Leave the pictures out and retype the lines from the beginning through the line with "-0.2064, -0.2058, -0.2052];", both ends included.

——

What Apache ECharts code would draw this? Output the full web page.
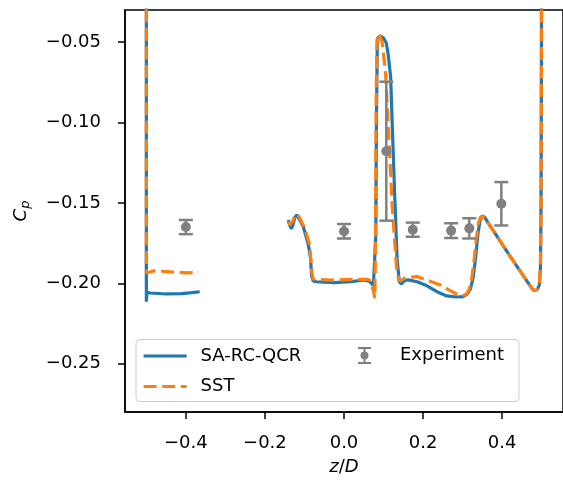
<!DOCTYPE html>
<html>
<head>
<meta charset="utf-8">
<script src="https://cdn.jsdelivr.net/npm/echarts@6/dist/echarts.min.js"></script>
<style>
  html, body { margin: 0; padding: 0; background: #fff; }
  #chart { width: 563px; height: 483px; }
</style>
</head>
<body>
<div id="chart"></div>
<script>
// Cp along z/D

// SA-RC-QCR, left part (x = -0.5 wall and the short tail)
var saLeftZ  = [-0.5, -0.5, -0.4985, -0.49, -0.45, -0.41, -0.385, -0.365];
var saLeftCp = [1.0, -0.2114, -0.2056, -0.2060, -0.2066, -0.2064, -0.2058, -0.2052];

// SA-RC-QCR, right part
var saRightZ = [-0.141, -0.137, -0.133, -0.129, -0.124, -0.119, -0.114, -0.103, -0.091, -0.085,
  -0.0817, -0.078, -0.07, -0.05, -0.024, 0.0176, 0.051, 0.0636, 0.0744, 0.078,
  0.0805, 0.082, 0.0844, 0.0927, 0.1, 0.107, 0.112, 0.118, 0.1228, 0.1287,
  0.1345, 0.14, 0.1453, 0.152, 0.162, 0.185, 0.21, 0.235, 0.26, 0.285,
  0.302, 0.312, 0.32, 0.327, 0.333, 0.339, 0.344, 0.35, 0.356, 0.365,
  0.42, 0.477, 0.483, 0.49, 0.494, 0.497, 0.4985, 0.4995, 0.5];
var saRightCp = [-0.1606, -0.1640, -0.1660, -0.1635, -0.1590, -0.1573, -0.1585, -0.1648, -0.1751, -0.1834,
  -0.1959, -0.1985, -0.1990, -0.1993, -0.1996, -0.1989, -0.1979, -0.1986, -0.2013, -0.2005,
  -0.17, -0.10, -0.0476, -0.0462, -0.0475, -0.0505, -0.058, -0.0715, -0.1067, -0.1482,
  -0.1855, -0.1990, -0.2003, -0.1985, -0.1978, -0.1990, -0.2015, -0.2052, -0.2078, -0.2085,
  -0.2082, -0.2065, -0.2035, -0.1960, -0.1840, -0.1689, -0.1610, -0.1581, -0.1590, -0.1625,
  -0.1830, -0.2037, -0.2046, -0.2035, -0.2010, -0.19, -0.15, -0.05, 1.0];

// SST, left part
var sstLeftZ  = [-0.5, -0.5, -0.497, -0.48, -0.44, -0.40, -0.368];
var sstLeftCp = [1.0, -0.1936, -0.1925, -0.1922, -0.1928, -0.1935, -0.1932];

// SST, right part
var sstRightZ = [-0.141, -0.137, -0.134, -0.129, -0.124, -0.118, -0.112, -0.0992, -0.0867, -0.0826,
  -0.079, -0.07, -0.03, 0.02, 0.06, 0.068, 0.0755, 0.0778, 0.079, 0.08,
  0.0815, 0.0835, 0.0869, 0.0915, 0.0969, 0.1052, 0.1137, 0.122, 0.1327, 0.1387,
  0.145, 0.152, 0.168, 0.185, 0.21, 0.243, 0.265, 0.285, 0.3, 0.31,
  0.316, 0.322, 0.328, 0.334, 0.34, 0.346, 0.351, 0.357, 0.365, 0.42,
  0.477, 0.483, 0.49, 0.494, 0.497, 0.4985, 0.4995, 0.5];
var sstRightCp = [-0.1617, -0.1637, -0.1640, -0.1610, -0.1578, -0.1569, -0.1595, -0.1658, -0.1761, -0.1896,
  -0.1972, -0.1975, -0.1980, -0.1975, -0.1975, -0.1985, -0.2060, -0.2093, -0.19, -0.15,
  -0.08, -0.05, -0.0445, -0.0465, -0.0507, -0.0694, -0.1108, -0.1523, -0.1896, -0.1980,
  -0.1985, -0.1968, -0.1962, -0.1958, -0.1980, -0.2010, -0.2040, -0.2066, -0.2079, -0.2065,
  -0.2040, -0.1990, -0.1880, -0.1740, -0.1625, -0.1585, -0.1580, -0.1592, -0.1625, -0.1830,
  -0.2037, -0.2046, -0.2035, -0.2010, -0.19, -0.15, -0.05, 1.0];

// experiment with error bars (half width)
var expZ   = [-0.4, 0.0, 0.107, 0.174, 0.271, 0.317, 0.398];
var expCp  = [-0.1650, -0.1676, -0.1178, -0.1666, -0.1672, -0.1658, -0.1505];
var expErr = [0.0044, 0.0045, 0.0432, 0.0044, 0.0046, 0.0063, 0.0135];

var xTicks = [-0.4, -0.2, 0.0, 0.2, 0.4];
var yTicks = [-0.25, -0.20, -0.15, -0.10, -0.05];

var FONT = 'DejaVu Sans';
var BLUE = '#1f77b4';
var ORANGE = '#ff7f0e';
var GRAY = '#808080';

function pairs(zs, cps) {
  return zs.map(function(z, i) { return [z, cps[i]]; });
}

function minusSign(s) {
  return s.replace('-', '\u2212');
}

function renderErrorBar(params, api) {
  var x = api.value(0);
  var lo = api.coord([x, api.value(1)]);
  var hi = api.coord([x, api.value(2)]);
  var w = 7;
  var style = { stroke: GRAY, lineWidth: 2.5, fill: null };
  return {
    type: 'group',
    children: [
      { type: 'line', shape: { x1: hi[0], y1: hi[1], x2: lo[0], y2: lo[1] }, style: style },
      { type: 'line', shape: { x1: hi[0] - w, y1: hi[1], x2: hi[0] + w, y2: hi[1] }, style: style },
      { type: 'line', shape: { x1: lo[0] - w, y1: lo[1], x2: lo[0] + w, y2: lo[1] }, style: style }
    ]
  };
}

var errData = expZ.map(function(z, i) { return [z, expCp[i] - expErr[i], expCp[i] + expErr[i]]; });

var errIcon = 'path://M0,0H13V2H0Z M0,15H13V17H0Z M5.5,0H7.5V17H5.5Z ' +
  'M2.5,8.5A4,4 0 0,1 10.5,8.5A4,4 0 0,1 2.5,8.5Z';

var saLine = { color: BLUE, width: 3.2 };
var sstLine = { color: ORANGE, width: 3.2, type: [13, 5.6] };

var chart = echarts.init(document.getElementById('chart'), null, { renderer: 'canvas' });

chart.setOption({
  animation: false,
  backgroundColor: '#fff',
  textStyle: { fontFamily: FONT },
  grid: {
    left: 125, top: 10, width: 442.4, height: 402,
    containLabel: false,
    show: true, borderColor: '#000', borderWidth: 1.5, backgroundColor: 'transparent'
  },
  legend: [
    {
      orient: 'vertical', left: 142, top: 347, padding: 0,
      itemWidth: 43, itemHeight: 14, itemGap: 12.5,
      itemStyle: { opacity: 0 },
      lineStyle: { width: 3.2 },
      textStyle: { fontFamily: FONT, fontSize: 18, color: '#000', padding: [0, 0, 0, 9] },
      data: [{ name: 'SA-RC-QCR' }, { name: 'SST' }]
    },
    {
      orient: 'vertical', left: 358, top: 346.5, padding: 0,
      itemWidth: 43, itemHeight: 17,
      textStyle: { fontFamily: FONT, fontSize: 18, color: '#000', padding: [0, 0, 0, 9] },
      data: [{ name: 'Experiment', icon: errIcon, itemStyle: { color: GRAY } }]
    }
  ],
  graphic: [{
    type: 'rect', z: 3,
    shape: { x: 136, y: 339.5, width: 383, height: 62, r: 4 },
    style: { fill: 'rgba(255,255,255,0.8)', stroke: '#cccccc', lineWidth: 1 }
  }],
  xAxis: {
    type: 'value', min: -0.554, max: 0.554,
    name: '{i|z}/{i|D}', nameLocation: 'middle', nameGap: 46,
    nameTextStyle: {
      fontFamily: FONT, fontSize: 18, color: '#000',
      rich: { i: { fontFamily: FONT, fontSize: 18, fontStyle: 'italic', color: '#000' } }
    },
    axisLine: { show: true, onZero: false, lineStyle: { color: '#000', width: 1.5 } },
    axisTick: { show: true, length: 7, lineStyle: { color: '#000', width: 1.5 }, customValues: xTicks },
    axisLabel: {
      fontFamily: FONT, fontSize: 18, color: '#000', margin: 22,
      customValues: xTicks,
      formatter: function(v) { return minusSign(v.toFixed(1)); }
    },
    splitLine: { show: false }
  },
  yAxis: {
    type: 'value', min: -0.28, max: -0.03,
    name: '{c|C}{p|p}', nameLocation: 'middle', nameGap: 93, nameRotate: 90,
    nameTextStyle: {
      fontFamily: FONT, fontSize: 18, color: '#000',
      rich: {
        c: { fontFamily: FONT, fontSize: 18, fontStyle: 'italic', color: '#000' },
        p: { fontFamily: FONT, fontSize: 13, fontStyle: 'italic', color: '#000', padding: [9, 0, 0, 0] }
      }
    },
    axisLine: { show: true, onZero: false, lineStyle: { color: '#000', width: 1.5 } },
    axisTick: { show: true, length: 7, lineStyle: { color: '#000', width: 1.5 }, customValues: yTicks },
    axisLabel: {
      fontFamily: FONT, fontSize: 18, color: '#000', margin: 24,
      customValues: yTicks,
      formatter: function(v) { return minusSign(v.toFixed(2)); }
    },
    splitLine: { show: false }
  },
  series: [
    { name: 'SA-RC-QCR', type: 'line', data: pairs(saLeftZ, saLeftCp), symbol: 'none', lineStyle: saLine, itemStyle: { color: BLUE }, z: 2, clip: true },
    { name: 'SA-RC-QCR', type: 'line', data: pairs(saRightZ, saRightCp), symbol: 'none', lineStyle: saLine, itemStyle: { color: BLUE }, z: 2, clip: true },
    { name: 'SST', type: 'line', data: pairs(sstLeftZ, sstLeftCp), symbol: 'none', lineStyle: sstLine, itemStyle: { color: ORANGE }, z: 3, clip: true },
    { name: 'SST', type: 'line', data: pairs(sstRightZ, sstRightCp), symbol: 'none', lineStyle: sstLine, itemStyle: { color: ORANGE }, z: 3, clip: true },
    {
      name: 'Experiment', type: 'custom', renderItem: renderErrorBar,
      data: errData, encode: { x: 0, y: [1, 2] }, z: 4, clip: true,
      itemStyle: { color: GRAY }
    },
    {
      name: 'Experiment', type: 'scatter', data: pairs(expZ, expCp),
      symbol: 'circle', symbolSize: 10, itemStyle: { color: GRAY, opacity: 1 }, z: 5
    }
  ]
});
</script>
</body>
</html>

——

## IN RESPONSE
What Apache ECharts code would draw this? Output the full web page.
<!DOCTYPE html>
<html>
<head>
<meta charset="utf-8">
<script src="https://cdn.jsdelivr.net/npm/echarts@6/dist/echarts.min.js"></script>
<style>
  html, body { margin: 0; padding: 0; background: #fff; }
  #chart { width: 563px; height: 483px; }
</style>
</head>
<body>
<div id="chart"></div>
<script>
// Cp along z/D

// SA-RC-QCR, left part (x = -0.5 wall and the short tail)
var saLeftZ  = [-0.5, -0.5, -0.4985, -0.49, -0.45, -0.41, -0.385, -0.365];
var saLeftCp = [1.0, -0.2114, -0.2056, -0.2060, -0.2066, -0.2064, -0.2058, -0.2052];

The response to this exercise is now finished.